Juin 2018. On sort un peu groggy d’un mois de commémorations de « Mai 68 », cet événement devenu mythique qui s’est déroulé il y a un demi-siècle et dont il reste encore ici et là quelques anciens combattants, y compris dans cette revue. Dans ce numéro, on sacrifie aussi à l’hommage en relevant, sous la plume de Marc Jacquemain, les effets les plus durables de cet électrochoc ambigu. Le moment « Mai 68 » aura condensé en accéléré un long processus de modernisation des sociétés capitalistes développées. À cette occasion, celles-ci se sont débarrassées d’archaïsmes inutiles dans l’organisation des universités et des entreprises ainsi que sur le plan des mœurs. L’air est devenu d’un seul coup plus respirable, la vie plus supportable, notamment pour la jeunesse et pour les nouvelles classes moyennes salariées qui cherchaient leur place, quitte à jouer un moment des coudes et à montrer les dents avant de s’assagir.

Depuis, il ne reste plus grand-chose de la geste révolutionnaire de l’époque. Sur le terrain des idées, l’intelligentsia française soixante-huitarde a connu son ressac il y a déjà trente ans avec la conversion libérale- sécuritaire des Glucksmann, Finkielkraut et autres BHL. Sur le plan politique, le cycle s’achève en ce moment même en France où des figures de proue de Mai comme Daniel Cohn-Bendit et Alain Geismar adoubent Emmanuel Macron comme leur héritier tardif. Aux oubliettes la France rance des Fillon et la France molle des Hollande. Vive la France moderne, branchée, cool, la France de la nouvelle économie qui règlera son compte aux services publics et aux autres « archaïsmes » qui l’empêchent de tenir son rang dans la compétition internationale.

En Belgique, mais sans cette flamboyance parisienne ni le côté glamour du nouveau monarque républicain, c’est la même démarche qui anime le gouvernement Michel. Ce qu’on appelait naguère l’État-PS (au sud) et l’État-CVP (au nord) a été rangé au magasin des accessoires inutiles. Dans le monde reformaté par le néolibéralisme, le vieux « capitalisme rhénan » est passé de mode. Pourquoi encore s’embarrasser de compromis sociaux quand on peut passer en force ? D’autant plus que, comme le montre le dossier de ce numéro, les contre-pouvoirs traditionnels se retrouvent de plus en plus sur la touche.

La « politique des riches » que mènent des personnalités au profil aussi différent que Macron et De Wever a besoin d’élargir sa base électorale bien au-delà de la petite minorité qui en est matériellement la principale bénéficiaire.
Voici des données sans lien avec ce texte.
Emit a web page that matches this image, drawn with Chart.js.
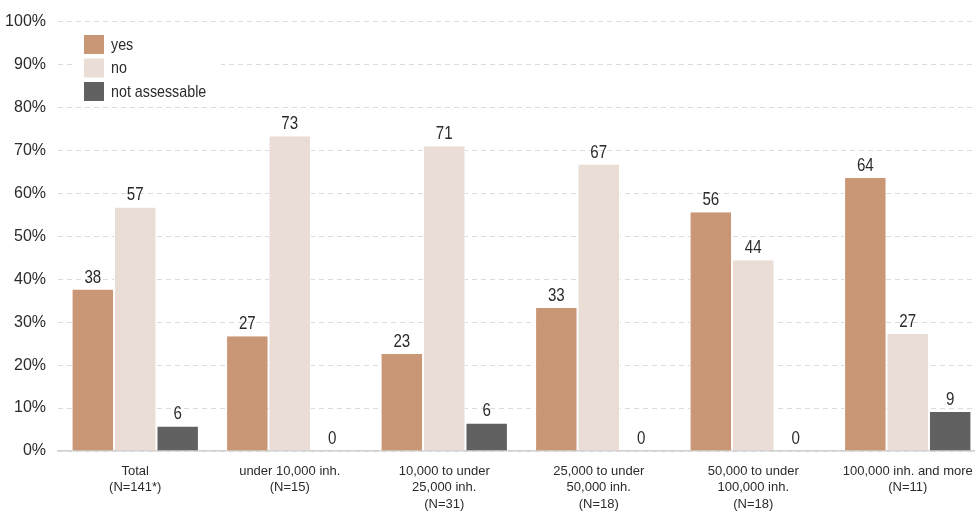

En France, Macron a réussi à fusionner les élites d’État et les élites privées en abolissant la barrière du colbertisme qui les séparait. Mais il aura tiré une bonne part de son crédit de la déchéance morale des anciens partis de gouvernement. En Belgique, c’est différent. L’ancien est toujours bien présent mais dans une nouvelle configuration. Si, du côté francophone, le paysage politique central n’a pas bougé, le parti dominant du gouvernement est bien la Nieuw-Vlaams Alliantie (N-VA) qui n’a de « Nieuw » que le nom, puisqu’elle recycle la vieille idéologie nationaliste flamande en la remettant au goût de jour.

Et ce goût est particulièrement amer. La N-VA de 2018 a fait glisser au second plan son vieux mantra confédéraliste : pourquoi faudrait-il que la Flandre soit plus autonome, puisque la droite flamande domine totalement le gouvernement fédéral ? Et comme le PS n’est plus aux manettes (sauf à Bruxelles et à la Communauté française), continuer à s’en prendre globalement aux Wallons « fainéants et gréviculteurs » ne serait pas très gentil pour le MR de Charles Michel, ce partenaire tellement complaisant.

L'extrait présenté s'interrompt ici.